Margaret Prichard by any other name

I don’t wear stockings, or leggings, or hosiery and I’m not terribly fond of shaving my limbs either. Deodorant always seemed a novel idea for women who do too much or women who had abandoned their own bright scent for the duller regions of daisies and gardenias. Hair products are few, but necessary as I’d like to engender a sort of salt water dull in my slightly curly tussle of uncommon brown. I’m spare with the make-up as my face has yet begun to crack and when it does I’m fully prepared to have some surgeon down in Brazil or Beverly Hills take full advantage of 21st century technology. Even with that I’m about as fancy as the label in the shirt I’m about to throw to the floor which I know without looking at since I’ve had it since middle school and that episode with Cynthia’s older brother. The label, by the by, is Land’s End which makes me no more fancy than a girl who longed for the Cape Cod life depicted in those terrible catalogs that dad rolled up to bat after flies.
Plain is on his way down the 20 or so blocks from his white palace on foot, because I need a fellow who is just as mobile as I like to dream I am. If he’s walking his usual pace then there’s scarce more than 12 minutes of no pamper, no fluff before he’s down stairs yelling up one flight, “Maggie, your escort awaits.” It’s not always Maggie, the name he’s chosen for me, Marge and Margo will do, Margery is rare but not un heard of, M is a choice letter when he’s feeling less than conversational, and now and again he’ll throw in Peggy or Pegs like the night we met, our very first introduction somewhere out in the middle or muddle of an upstate country bar where nobody seemed to notice that just behind them, facing the highballs and low value liquor bottles lay a pristine and shining dance floor, a thirty degree bevel all around raising it an inch above the rest of the land and a sweet parquet pattern that spoke of no direction at all studded with four awkward columns, four obstacles to grace. There’s more than that that stands in the way of my grace but I stood at the edge, where everyone could see me, I stood right there as some tinny hick warbled away on the juke box.

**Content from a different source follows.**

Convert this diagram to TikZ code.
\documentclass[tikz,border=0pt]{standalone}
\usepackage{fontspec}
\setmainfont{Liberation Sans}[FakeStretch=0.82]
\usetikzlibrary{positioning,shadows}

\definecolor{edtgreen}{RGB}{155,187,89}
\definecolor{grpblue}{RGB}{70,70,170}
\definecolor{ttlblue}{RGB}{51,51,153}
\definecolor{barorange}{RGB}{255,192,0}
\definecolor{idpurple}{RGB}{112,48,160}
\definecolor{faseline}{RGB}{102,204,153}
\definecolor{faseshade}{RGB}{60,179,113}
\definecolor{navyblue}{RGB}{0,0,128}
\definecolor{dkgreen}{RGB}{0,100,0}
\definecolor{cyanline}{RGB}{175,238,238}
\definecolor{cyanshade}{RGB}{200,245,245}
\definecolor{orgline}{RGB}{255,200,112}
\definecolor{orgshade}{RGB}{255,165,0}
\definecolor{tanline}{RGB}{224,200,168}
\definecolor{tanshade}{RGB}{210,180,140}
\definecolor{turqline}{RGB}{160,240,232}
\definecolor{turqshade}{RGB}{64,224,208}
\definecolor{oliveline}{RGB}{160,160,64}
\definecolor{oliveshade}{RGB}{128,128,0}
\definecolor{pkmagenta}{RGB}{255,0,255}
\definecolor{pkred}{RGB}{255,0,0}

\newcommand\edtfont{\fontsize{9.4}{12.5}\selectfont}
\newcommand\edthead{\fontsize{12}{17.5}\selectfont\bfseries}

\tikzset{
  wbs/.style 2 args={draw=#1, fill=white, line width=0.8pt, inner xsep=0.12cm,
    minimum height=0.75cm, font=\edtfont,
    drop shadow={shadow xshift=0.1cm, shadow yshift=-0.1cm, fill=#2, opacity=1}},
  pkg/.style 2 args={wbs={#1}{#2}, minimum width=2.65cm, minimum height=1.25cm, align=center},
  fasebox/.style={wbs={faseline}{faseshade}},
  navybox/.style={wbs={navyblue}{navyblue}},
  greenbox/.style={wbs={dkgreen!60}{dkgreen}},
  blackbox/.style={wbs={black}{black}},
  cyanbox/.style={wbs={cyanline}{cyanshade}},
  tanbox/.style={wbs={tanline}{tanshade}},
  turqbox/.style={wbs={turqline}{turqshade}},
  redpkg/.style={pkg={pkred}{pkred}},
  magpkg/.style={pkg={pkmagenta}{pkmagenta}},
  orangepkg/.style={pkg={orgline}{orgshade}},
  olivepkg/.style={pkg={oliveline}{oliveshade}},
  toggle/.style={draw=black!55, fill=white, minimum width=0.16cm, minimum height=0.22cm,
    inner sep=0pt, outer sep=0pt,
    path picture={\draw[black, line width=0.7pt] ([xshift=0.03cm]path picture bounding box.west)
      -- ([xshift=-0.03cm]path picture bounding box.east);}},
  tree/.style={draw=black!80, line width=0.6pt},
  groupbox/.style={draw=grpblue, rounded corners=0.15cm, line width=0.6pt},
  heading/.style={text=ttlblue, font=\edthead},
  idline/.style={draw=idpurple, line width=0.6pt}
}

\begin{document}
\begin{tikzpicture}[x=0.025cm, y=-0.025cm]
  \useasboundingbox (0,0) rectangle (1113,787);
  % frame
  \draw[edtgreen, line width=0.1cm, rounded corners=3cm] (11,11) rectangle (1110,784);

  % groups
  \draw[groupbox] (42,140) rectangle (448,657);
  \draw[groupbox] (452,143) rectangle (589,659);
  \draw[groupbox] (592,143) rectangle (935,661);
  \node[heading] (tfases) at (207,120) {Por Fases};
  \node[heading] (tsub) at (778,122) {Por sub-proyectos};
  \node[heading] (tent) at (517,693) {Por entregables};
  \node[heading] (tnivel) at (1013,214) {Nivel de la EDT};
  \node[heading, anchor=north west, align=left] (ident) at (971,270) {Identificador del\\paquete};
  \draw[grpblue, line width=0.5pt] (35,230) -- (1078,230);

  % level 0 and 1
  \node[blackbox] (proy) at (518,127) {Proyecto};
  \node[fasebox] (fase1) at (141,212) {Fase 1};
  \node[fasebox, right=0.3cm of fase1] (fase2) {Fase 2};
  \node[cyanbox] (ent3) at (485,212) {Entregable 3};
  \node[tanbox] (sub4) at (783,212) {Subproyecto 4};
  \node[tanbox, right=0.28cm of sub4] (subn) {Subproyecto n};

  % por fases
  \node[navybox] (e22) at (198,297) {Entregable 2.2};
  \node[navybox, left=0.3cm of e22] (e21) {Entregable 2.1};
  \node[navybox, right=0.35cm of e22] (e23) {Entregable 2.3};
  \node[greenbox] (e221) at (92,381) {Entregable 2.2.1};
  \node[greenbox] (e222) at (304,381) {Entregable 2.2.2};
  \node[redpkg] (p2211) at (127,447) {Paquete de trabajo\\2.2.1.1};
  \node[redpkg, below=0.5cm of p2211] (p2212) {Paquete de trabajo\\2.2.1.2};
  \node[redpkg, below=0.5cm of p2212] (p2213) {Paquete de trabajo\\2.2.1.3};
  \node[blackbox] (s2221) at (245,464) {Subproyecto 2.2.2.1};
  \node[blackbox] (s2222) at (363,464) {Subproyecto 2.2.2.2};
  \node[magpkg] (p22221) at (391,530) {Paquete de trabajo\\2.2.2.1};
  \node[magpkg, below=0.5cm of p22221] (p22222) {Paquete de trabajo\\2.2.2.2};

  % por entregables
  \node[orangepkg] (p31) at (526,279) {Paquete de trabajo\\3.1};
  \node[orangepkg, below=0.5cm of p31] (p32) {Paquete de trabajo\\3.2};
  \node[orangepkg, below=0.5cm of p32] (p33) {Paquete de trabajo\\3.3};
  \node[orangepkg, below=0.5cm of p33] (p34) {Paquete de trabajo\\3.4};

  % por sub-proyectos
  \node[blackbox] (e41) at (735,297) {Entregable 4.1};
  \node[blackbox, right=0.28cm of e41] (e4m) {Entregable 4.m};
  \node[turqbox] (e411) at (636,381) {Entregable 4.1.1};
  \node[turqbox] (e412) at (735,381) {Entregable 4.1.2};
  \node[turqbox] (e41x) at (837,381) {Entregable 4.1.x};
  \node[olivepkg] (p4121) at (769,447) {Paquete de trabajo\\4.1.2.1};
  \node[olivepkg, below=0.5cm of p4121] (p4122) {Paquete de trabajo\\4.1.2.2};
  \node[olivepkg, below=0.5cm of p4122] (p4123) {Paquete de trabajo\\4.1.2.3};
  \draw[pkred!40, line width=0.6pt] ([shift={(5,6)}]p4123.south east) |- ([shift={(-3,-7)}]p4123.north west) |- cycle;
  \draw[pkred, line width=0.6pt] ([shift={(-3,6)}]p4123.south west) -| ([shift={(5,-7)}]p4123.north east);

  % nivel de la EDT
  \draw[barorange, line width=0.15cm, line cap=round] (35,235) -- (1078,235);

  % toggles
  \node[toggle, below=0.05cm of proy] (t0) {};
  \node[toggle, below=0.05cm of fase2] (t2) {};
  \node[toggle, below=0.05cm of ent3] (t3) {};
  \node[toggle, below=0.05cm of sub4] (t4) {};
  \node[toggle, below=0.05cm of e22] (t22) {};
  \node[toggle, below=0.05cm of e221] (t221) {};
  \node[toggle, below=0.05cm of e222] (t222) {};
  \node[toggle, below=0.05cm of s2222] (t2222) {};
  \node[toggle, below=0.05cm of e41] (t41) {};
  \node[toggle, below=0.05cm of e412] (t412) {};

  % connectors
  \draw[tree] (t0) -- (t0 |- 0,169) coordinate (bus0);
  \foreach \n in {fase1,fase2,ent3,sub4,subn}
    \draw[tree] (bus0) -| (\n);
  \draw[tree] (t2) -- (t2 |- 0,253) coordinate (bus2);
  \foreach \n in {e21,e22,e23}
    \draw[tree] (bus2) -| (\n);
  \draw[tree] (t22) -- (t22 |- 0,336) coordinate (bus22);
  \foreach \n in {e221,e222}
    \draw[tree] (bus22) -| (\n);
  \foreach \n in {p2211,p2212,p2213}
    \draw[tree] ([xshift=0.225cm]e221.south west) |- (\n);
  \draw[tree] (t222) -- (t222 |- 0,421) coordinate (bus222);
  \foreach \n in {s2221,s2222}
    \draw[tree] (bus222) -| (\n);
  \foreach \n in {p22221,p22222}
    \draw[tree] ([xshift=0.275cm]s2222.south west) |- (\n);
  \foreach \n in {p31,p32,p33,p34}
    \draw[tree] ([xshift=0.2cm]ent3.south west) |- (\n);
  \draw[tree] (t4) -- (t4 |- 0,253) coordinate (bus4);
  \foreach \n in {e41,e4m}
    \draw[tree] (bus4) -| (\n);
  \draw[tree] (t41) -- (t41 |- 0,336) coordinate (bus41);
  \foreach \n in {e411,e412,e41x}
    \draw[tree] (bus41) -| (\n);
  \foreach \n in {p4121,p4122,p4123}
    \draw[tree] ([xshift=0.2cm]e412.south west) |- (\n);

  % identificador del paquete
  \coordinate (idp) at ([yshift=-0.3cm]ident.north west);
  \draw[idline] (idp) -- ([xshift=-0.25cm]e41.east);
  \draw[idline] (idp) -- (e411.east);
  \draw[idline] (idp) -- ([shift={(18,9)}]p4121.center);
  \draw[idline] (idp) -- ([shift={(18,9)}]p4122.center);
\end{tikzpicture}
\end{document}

“Dance?” I think is all he said and before I knew it I was right there in his arms, sliding past the booze-dull faces and the retro disco lighting. Quick, quick, slow, slow, quick, quick, slow, slow went the sound of my own thoughts projecting my feet. I’d been a good country girl but I’d never gotten used to dancing without thinking so here I was in the arms of “what’s your name?” I asked him.

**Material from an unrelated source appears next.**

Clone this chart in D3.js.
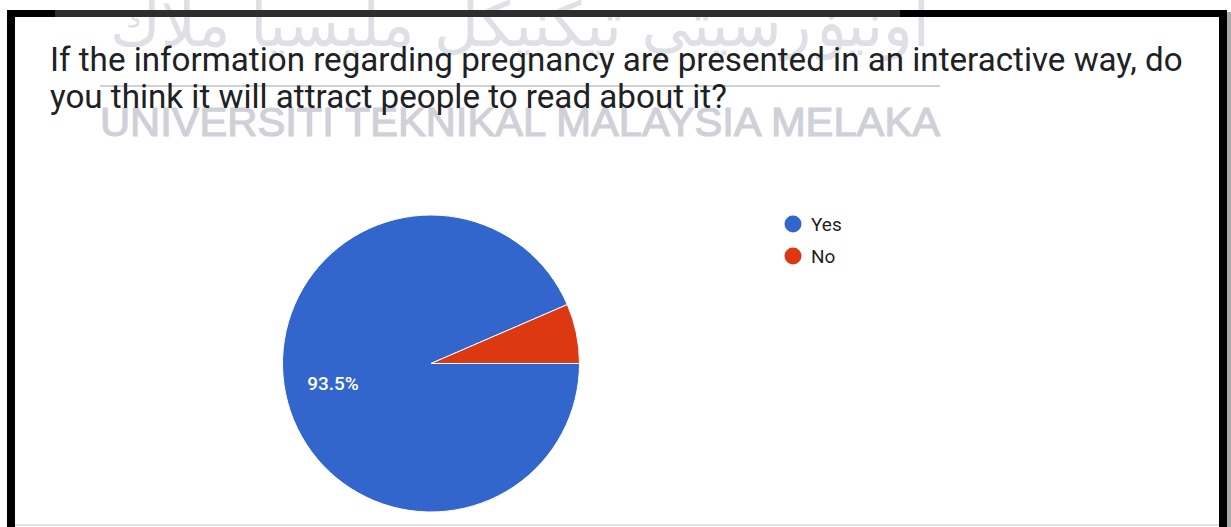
<!DOCTYPE html>
<html><head><meta charset="utf-8">
<script src="https://cdn.jsdelivr.net/npm/d3@7"></script>
<style>html,body{margin:0;padding:0;background:#fff;overflow:hidden}</style>
</head><body>
<svg id="c" width="1231" height="527"></svg>
<script>
const categories = ["Yes", "No"];
const values = [93.5, 6.5];
const colors = ["#3366cc", "#dc3912"];
const titleLines = ["If the information regarding pregnancy are presented in an interactive way, do",
                    "you think it will attract people to read about it?"];
const watermarkLatin = "UNIVERSITI TEKNIKAL MALAYSIA MELAKA";
const watermarkJawi = "اونيۏرسيتي تيكنيكل مليسيا ملاك";

const svg = d3.select("#c");
svg.append("rect").attr("width",1231).attr("height",527).attr("fill","#fff");

// watermark jawi
const jw = svg.append("text").attr("x",520).attr("y",46).attr("font-family","DejaVu Sans")
  .attr("font-size",48).attr("fill","#dfe0e5").attr("text-anchor","middle")
  .text(watermarkJawi);
const jwl = jw.node().getComputedTextLength();
if (jwl > 0) jw.attr("font-size", 48 * 820 / jwl);

// borders
svg.append("rect").attr("x",7).attr("y",10).attr("width",1220).attr("height",7).attr("fill","#000");
svg.append("rect").attr("x",55).attr("y",10).attr("width",845).attr("height",7).attr("fill","#2e2e2e");
svg.append("rect").attr("x",7).attr("y",10).attr("width",8).attr("height",517).attr("fill","#000");
svg.append("rect").attr("x",1219).attr("y",10).attr("width",8).attr("height",517).attr("fill","#000");
svg.append("rect").attr("x",1227).attr("y",12).attr("width",4).attr("height",515).attr("fill","#a8a8a8");
svg.append("rect").attr("x",15).attr("y",524).attr("width",1204).attr("height",2).attr("fill","#e3e3e3");

// watermark line and latin text
svg.append("rect").attr("x",100).attr("y",85).attr("width",840).attr("height",2).attr("fill","#d0d1d7");
svg.append("text").attr("x",100).attr("y",136).attr("font-family","Liberation Sans, Arial")
  .attr("font-size",40).attr("fill","#d0d1d8").attr("stroke","#d0d1d8").attr("stroke-width",1.2)
  .attr("textLength",840).attr("lengthAdjust","spacingAndGlyphs")
  .text(watermarkLatin);

// title
const tg = svg.append("g");
const t1 = tg.append("text").attr("x",50).attr("y",71).attr("font-family","Roboto")
  .attr("font-size",28).attr("fill","#202124").text(titleLines[0]);
const w = t1.node().getComputedTextLength();
const fs = 28 * 1133 / w;
t1.attr("font-size",fs);
tg.append("text").attr("x",50).attr("y",108).attr("font-family","Roboto")
  .attr("font-size",fs).attr("fill","#202124").text(titleLines[1]);

// pie
const cx = 431, cy = 363.5, r = 148.5;
const pie = d3.pie().sort(null).startAngle(Math.PI/2).endAngle(Math.PI/2 + 2*Math.PI);
const arcs = pie(values);
const arc = d3.arc().innerRadius(0).outerRadius(r);
const g = svg.append("g").attr("transform",`translate(${cx},${cy})`);
g.selectAll("path").data(arcs).join("path").attr("d",arc)
  .attr("fill",(d,i)=>colors[i]).attr("stroke","#fff").attr("stroke-width",1);

// label for large slice only (Google style)
arcs.forEach((d,i)=>{
  if (values[i] < 10) return;
  g.append("text").attr("x",-98).attr("y",26.5).attr("text-anchor","middle")
    .attr("font-family","Roboto").attr("font-size",19).attr("font-weight",500).attr("fill","#fff")
    .text(d3.format(".1f")(values[i]) + "%");
});

// legend
const lg = svg.append("g").attr("transform","translate(793,224)");
categories.forEach((c,i)=>{
  lg.append("circle").attr("cx",0).attr("cy",i*32).attr("r",8.5).attr("fill",colors[i]);
  lg.append("text").attr("x",18).attr("y",i*32+7).attr("font-family","Roboto")
    .attr("font-size",19).attr("fill","#1f1f1f").text(c);
});
</script>
</body></html>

“Jake. Plainsman.” He went right on dancing, quick, quick, slow, slow, quick, quick “Margaret,” I yelled “Prichard, if it interests you.”

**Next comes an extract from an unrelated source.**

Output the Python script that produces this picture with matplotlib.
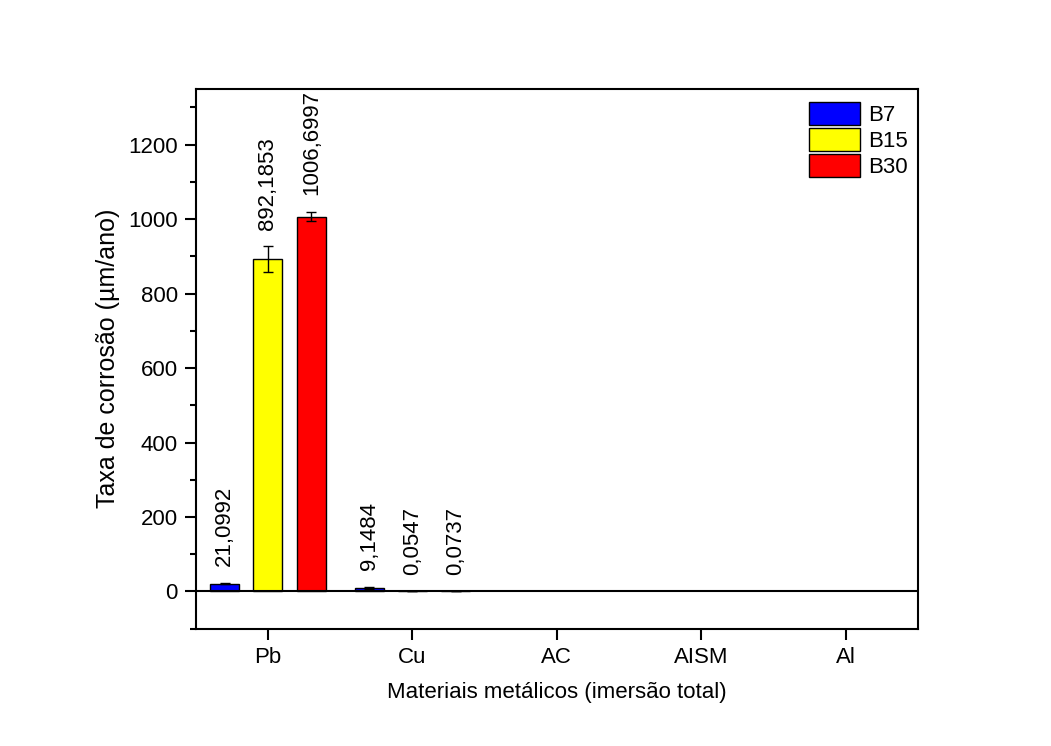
import matplotlib as mpl
mpl.use("Agg")
import matplotlib.pyplot as plt
import numpy as np
from matplotlib.ticker import MultipleLocator

plt.rcParams['font.family'] = ['Liberation Sans', 'DejaVu Sans']

# data
materials = ["Pb", "Cu", "AC", "AISM", "Al"]
series = ["B7", "B15", "B30"]
b7 = [21.0992, 9.1484, np.nan, np.nan, np.nan]
b15 = [892.1853, 0.0547, np.nan, np.nan, np.nan]
b30 = [1006.6997, 0.0737, np.nan, np.nan, np.nan]
b7_err = [2.0, 3.0, np.nan, np.nan, np.nan]
b15_err = [35.0, 0.0, np.nan, np.nan, np.nan]
b30_err = [12.5, 0.0, np.nan, np.nan, np.nan]
b7_lbl = ["21,0992", "9,1484", "", "", ""]
b15_lbl = ["892,1853", "0,0547", "", "", ""]
b30_lbl = ["1006,6997", "0,0737", "", "", ""]

colors = ["#0000ff", "#ffff00", "#ff0000"]

fig = plt.figure(figsize=(10.51, 7.46), dpi=100)
ax = fig.add_axes([0.1862, 0.1572, 0.6873, 0.7239])

x = np.arange(1, len(materials) + 1)
width = 0.2
offsets = [-0.3, 0.0, 0.3]
vals = [b7, b15, b30]
errs = [b7_err, b15_err, b30_err]
lbls = [b7_lbl, b15_lbl, b30_lbl]

for i in range(3):
    ax.bar(x + offsets[i], vals[i], width, color=colors[i], edgecolor="black",
           linewidth=1.0, label=series[i], zorder=2,
           yerr=errs[i], error_kw=dict(ecolor="black", elinewidth=1.0,
                                       capsize=3.5, capthick=1.0))
    for j in range(len(materials)):
        if lbls[i][j] == "":
            continue
        top = vals[i][j] + errs[i][j]
        ax.annotate(lbls[i][j], (x[j] + offsets[i], top), xytext=(0, 12),
                    textcoords="offset points", rotation=90, ha="center",
                    va="bottom", fontsize=16)

ax.axhline(0, color="black", linewidth=1.5, zorder=3)

ax.set_xlim(0.5, 5.5)
ax.set_ylim(-100, 1350)
ax.set_xticks(x)
ax.set_xticklabels(materials)
ax.yaxis.set_major_locator(MultipleLocator(200))
ax.yaxis.set_minor_locator(MultipleLocator(100))
ax.tick_params(axis="both", which="major", labelsize=16, direction="out",
               length=8, width=1.5, pad=5)
ax.tick_params(axis="y", which="minor", direction="out", length=4.5, width=1.5)
ax.tick_params(axis="x", which="minor", bottom=False)
for s in ax.spines.values():
    s.set_linewidth(1.5)

ax.set_xlabel("Materiais metálicos (imersão total)", fontsize=16, labelpad=10)
ax.set_ylabel("Taxa de corrosão (µm/ano)", fontsize=18, labelpad=6)

ax.legend(loc="upper right", frameon=False, fontsize=16, handlelength=2.3,
          handleheight=1.2, handletextpad=0.4, labelspacing=0.1,
          borderaxespad=0.2, bbox_to_anchor=(1.005, 1.0))

plt.savefig("out.png", dpi=100)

“It’s nice to meet you Pegs.”
“It’s Margaret,” I said again.
“I know.”
I’m sure he didn’t know at that very moment I may have fallen in love with him, at that very moment he spun me round the dance floor and called me by some other woman’s name. Really how did it happy that Peggy became short for Margaret. How did it happen that I’ve spent half of the twelve minutes of his downtown trek ruminating over some odd piece of our history I don’t know but I have Pegs in boots to thank. “M, I hope your dressed!” came calling from the sidewalk. He’s an awfully fast walker and he must not be long for talk, just long for me.